Para se eleger, Bolsonaro precisou alimentar continuamente clivagens simbólicas e, não por outra razão, suas primeiras reformas estão estruturadas na mesma lógica: cidadãos de bem x bandidos; trabalhadores x dependentes de assistência social. Contudo, para além dos eficientes apetrechos ideológicos, mesmo os fiéis de Bolsonaro são coagidos pelas circunstâncias materiais e rotatividade das despesas. A pobreza da população brasileira produz uma dependência tão profunda em relação a Previdência Social que sua parcela de impopularidade é inflexível. Já o o populismo-punitivista de Moro cauciona sua popularidade pelos elevados índices de criminalidade (já que é naturalizada a ideia de que a repressão é uma política eficaz) e pela espetacularização da violência policial que tais leis homologam.

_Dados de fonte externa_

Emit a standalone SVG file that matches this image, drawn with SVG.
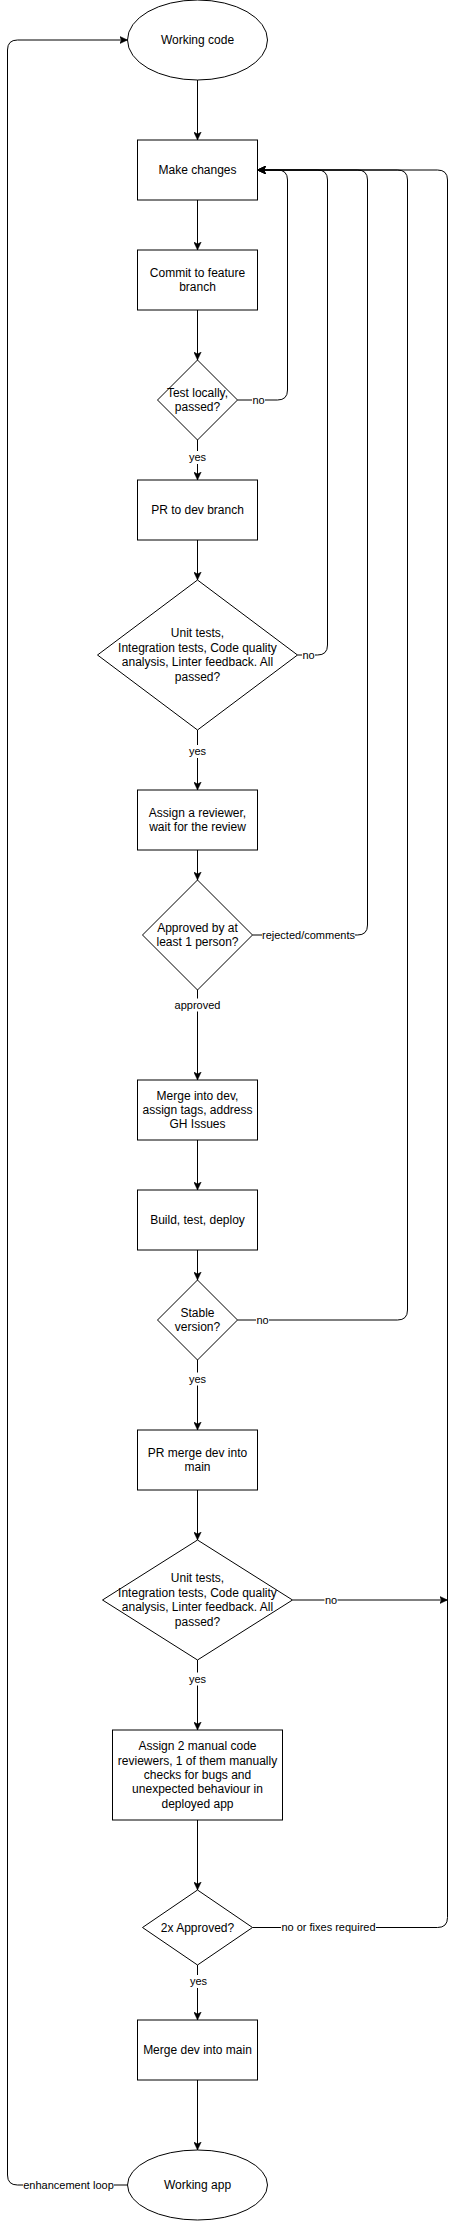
<svg xmlns="http://www.w3.org/2000/svg" width="456" height="2221" viewBox="0 0 456 2221">
<defs>
<style>
.n{fill:#fff;stroke:#000;stroke-width:1}
.t{font-family:"Liberation Sans",Arial,Helvetica,sans-serif;font-size:12px;fill:#000;text-anchor:middle}
.e{fill:none;stroke:#000;stroke-width:1}
.a{marker-end:url(#arr)}
.lb{fill:#fff}
.l{font-family:"Liberation Sans",Arial,Helvetica,sans-serif;font-size:11px;fill:#000;text-anchor:middle}
</style>
<marker id="arr" viewBox="0 0 8 8" refX="8" refY="4" markerWidth="8" markerHeight="8" markerUnits="userSpaceOnUse" orient="auto">
<path d="M0,0.3 L8,4 L0,7.7 L2,4 Z" fill="#000" stroke="#000" stroke-width="0.5"/>
</marker>
</defs>
<rect width="456" height="2221" fill="#fff"/>
<g id="connectors">
<path class="e a" d="M197.5,80 L197.5,140"/>
<path class="e a" d="M197.5,200 L197.5,250"/>
<path class="e a" d="M197.5,310 L197.5,360"/>
<path class="e a" d="M197.5,440 L197.5,480"/>
<path class="e a" d="M197.5,540 L197.5,580"/>
<path class="e a" d="M197.5,730 L197.5,790"/>
<path class="e a" d="M197.5,850 L197.5,880"/>
<path class="e a" d="M197.5,990 L197.5,1080"/>
<path class="e a" d="M197.5,1140 L197.5,1190"/>
<path class="e a" d="M197.5,1250 L197.5,1280"/>
<path class="e a" d="M197.5,1360 L197.5,1430"/>
<path class="e a" d="M197.5,1490 L197.5,1540"/>
<path class="e a" d="M197.5,1660 L197.5,1730"/>
<path class="e a" d="M197.5,1820 L197.5,1890"/>
<path class="e a" d="M197.5,1965 L197.5,2020"/>
<path class="e a" d="M197.5,2080 L197.5,2150"/>
<path class="e a" d="M237.5,400 L277.5,400 Q287.5,400 287.5,390 L287.5,180 Q287.5,170 277.5,170 L257.5,170"/>
<path class="e a" d="M297.5,655 L317.5,655 Q327.5,655 327.5,645 L327.5,180 Q327.5,170 317.5,170 L257.5,170"/>
<path class="e a" d="M252.5,935 L357.5,935 Q367.5,935 367.5,925 L367.5,180 Q367.5,170 357.5,170 L257.5,170"/>
<path class="e a" d="M237.5,1320 L397.5,1320 Q407.5,1320 407.5,1310 L407.5,180 Q407.5,170 397.5,170 L257.5,170"/>
<path class="e a" d="M292.5,1600 L447.5,1600"/>
<path class="e a" d="M252.5,1927.5 L437.5,1927.5 Q447.5,1927.5 447.5,1917.5 L447.5,180 Q447.5,170 437.5,170 L257.5,170"/>
<path class="e a" d="M127.5,2185 L17.5,2185 Q7.5,2185 7.5,2175 L7.5,50 Q7.5,40 17.5,40 L127.5,40"/>
<g id="edge-labels">
<rect class="lb" x="188" y="451" width="19" height="13"/><text class="l" x="197.5" y="461">yes</text>
<rect class="lb" x="252" y="394" width="13" height="13"/><text class="l" x="258.5" y="404">no</text>
<rect class="lb" x="302" y="649" width="13" height="13"/><text class="l" x="308.5" y="659">no</text>
<rect class="lb" x="188" y="745" width="19" height="13"/><text class="l" x="197.5" y="755">yes</text>
<rect class="lb" x="262" y="929" width="93" height="13"/><text class="l" x="308.5" y="939">rejected/comments</text>
<rect class="lb" x="174.5" y="998.5" width="46" height="13"/><text class="l" x="197.5" y="1008.5">approved</text>
<rect class="lb" x="256" y="1314" width="13" height="13"/><text class="l" x="262.5" y="1324">no</text>
<rect class="lb" x="188" y="1372.5" width="19" height="13"/><text class="l" x="197.5" y="1382.5">yes</text>
<rect class="lb" x="324.5" y="1594" width="13" height="13"/><text class="l" x="331" y="1604">no</text>
<rect class="lb" x="188" y="1672.5" width="19" height="13"/><text class="l" x="197.5" y="1682.5">yes</text>
<rect class="lb" x="281" y="1921" width="95" height="13"/><text class="l" x="328.5" y="1931">no or fixes required</text>
<rect class="lb" x="189" y="1975" width="19" height="13"/><text class="l" x="198.5" y="1985">yes</text>
<rect class="lb" x="23" y="2179" width="91" height="13"/><text class="l" x="68.5" y="2189">enhancement loop</text>
</g>
</g>
<g id="working-code"><ellipse class="n" cx="197.5" cy="40" rx="70" ry="40"/><text class="t" x="197.5" y="44">Working code</text></g>
<g id="make-changes"><rect class="n" x="137.5" y="140" width="120" height="60"/><text class="t" x="197.5" y="174">Make changes</text></g>
<g id="commit-feature"><rect class="n" x="137.5" y="250" width="120" height="60"/><text class="t" x="197.5" y="276.8">Commit to feature</text><text class="t" x="197.5" y="291.2">branch</text></g>
<g id="test-locally"><polygon class="n" points="197.5,360 237.5,400 197.5,440 157.5,400"/><text class="t" x="197.5" y="396.8">Test locally,</text><text class="t" x="197.5" y="411.2">passed?</text></g>
<g id="pr-dev"><rect class="n" x="137.5" y="480" width="120" height="60"/><text class="t" x="197.5" y="514">PR to dev branch</text></g>
<g id="ci-dev"><polygon class="n" points="197.5,580 297.5,655 197.5,730 97.5,655"/><text class="t" x="197.5" y="637.4">Unit tests,</text><text class="t" x="197.5" y="651.8">Integration tests, Code quality</text><text class="t" x="197.5" y="666.2">analysis, Linter feedback. All</text><text class="t" x="197.5" y="680.6">passed?</text></g>
<g id="assign-reviewer"><rect class="n" x="137.5" y="790" width="120" height="60"/><text class="t" x="197.5" y="816.8">Assign a reviewer,</text><text class="t" x="197.5" y="831.2">wait for the review</text></g>
<g id="approved-1"><polygon class="n" points="197.5,880 252.5,935 197.5,990 142.5,935"/><text class="t" x="197.5" y="931.8">Approved by at</text><text class="t" x="197.5" y="946.2">least 1 person?</text></g>
<g id="merge-dev"><rect class="n" x="137.5" y="1080" width="120" height="60"/><text class="t" x="197.5" y="1099.6">Merge into dev,</text><text class="t" x="197.5" y="1114">assign tags, address</text><text class="t" x="197.5" y="1128.4">GH Issues</text></g>
<g id="build-test-deploy"><rect class="n" x="137.5" y="1190" width="120" height="60"/><text class="t" x="197.5" y="1224">Build, test, deploy</text></g>
<g id="stable-version"><polygon class="n" points="197.5,1280 237.5,1320 197.5,1360 157.5,1320"/><text class="t" x="197.5" y="1316.8">Stable</text><text class="t" x="197.5" y="1331.2">version?</text></g>
<g id="pr-main"><rect class="n" x="137.5" y="1430" width="120" height="60"/><text class="t" x="197.5" y="1456.8">PR merge dev into</text><text class="t" x="197.5" y="1471.2">main</text></g>
<g id="ci-main"><polygon class="n" points="197.5,1540 292.5,1600 197.5,1660 102.5,1600"/><text class="t" x="197.5" y="1582.4">Unit tests,</text><text class="t" x="197.5" y="1596.8">Integration tests, Code quality</text><text class="t" x="197.5" y="1611.2">analysis, Linter feedback. All</text><text class="t" x="197.5" y="1625.6">passed?</text></g>
<g id="assign-2"><rect class="n" x="112.5" y="1730" width="170" height="90"/><text class="t" x="197.5" y="1750.2">Assign 2 manual code</text><text class="t" x="197.5" y="1764.6">reviewers, 1 of them manually</text><text class="t" x="197.5" y="1779">checks for bugs and</text><text class="t" x="197.5" y="1793.4">unexpected behaviour in</text><text class="t" x="197.5" y="1807.8">deployed app</text></g>
<g id="approved-2"><polygon class="n" points="197.5,1890 252.5,1927.5 197.5,1965 142.5,1927.5"/><text class="t" x="197.5" y="1931.5">2x Approved?</text></g>
<g id="merge-main"><rect class="n" x="137.5" y="2020" width="120" height="60"/><text class="t" x="197.5" y="2054">Merge dev into main</text></g>
<g id="working-app"><ellipse class="n" cx="197.5" cy="2185" rx="70" ry="35"/><text class="t" x="197.5" y="2189">Working app</text></g>
</svg>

Desde sua atuação como juiz, o objetivo de Moro não é outro senão ser visto e exibido. Na mesma linha, o seu pacote (principalmente em seu vetor de populismo-punitivista) está mais baseado na institucionalização dos elementos do espetáculo do que na atenção pragmática ao real, já que os gargalos da segurança pública permanecem inalterados. Considerando a reforma da Previdência que irá acompanhá-lo, mais do que nunca são necessários os efeitos do espetáculo de parte das 14 leis de Moro, já que podem compensar a impopularidade daquela. É provável, portanto, que o pacote penal venha somente após a reforma da Previdência para, entre outras funções, dissuadir o humor da população.

Para além do emprego estratégico desse arranjo, mais importante é compreender as relações complexas que as reformas entretém, pois assim tornam-se legíveis as linhas de força do governo Bolsonaro.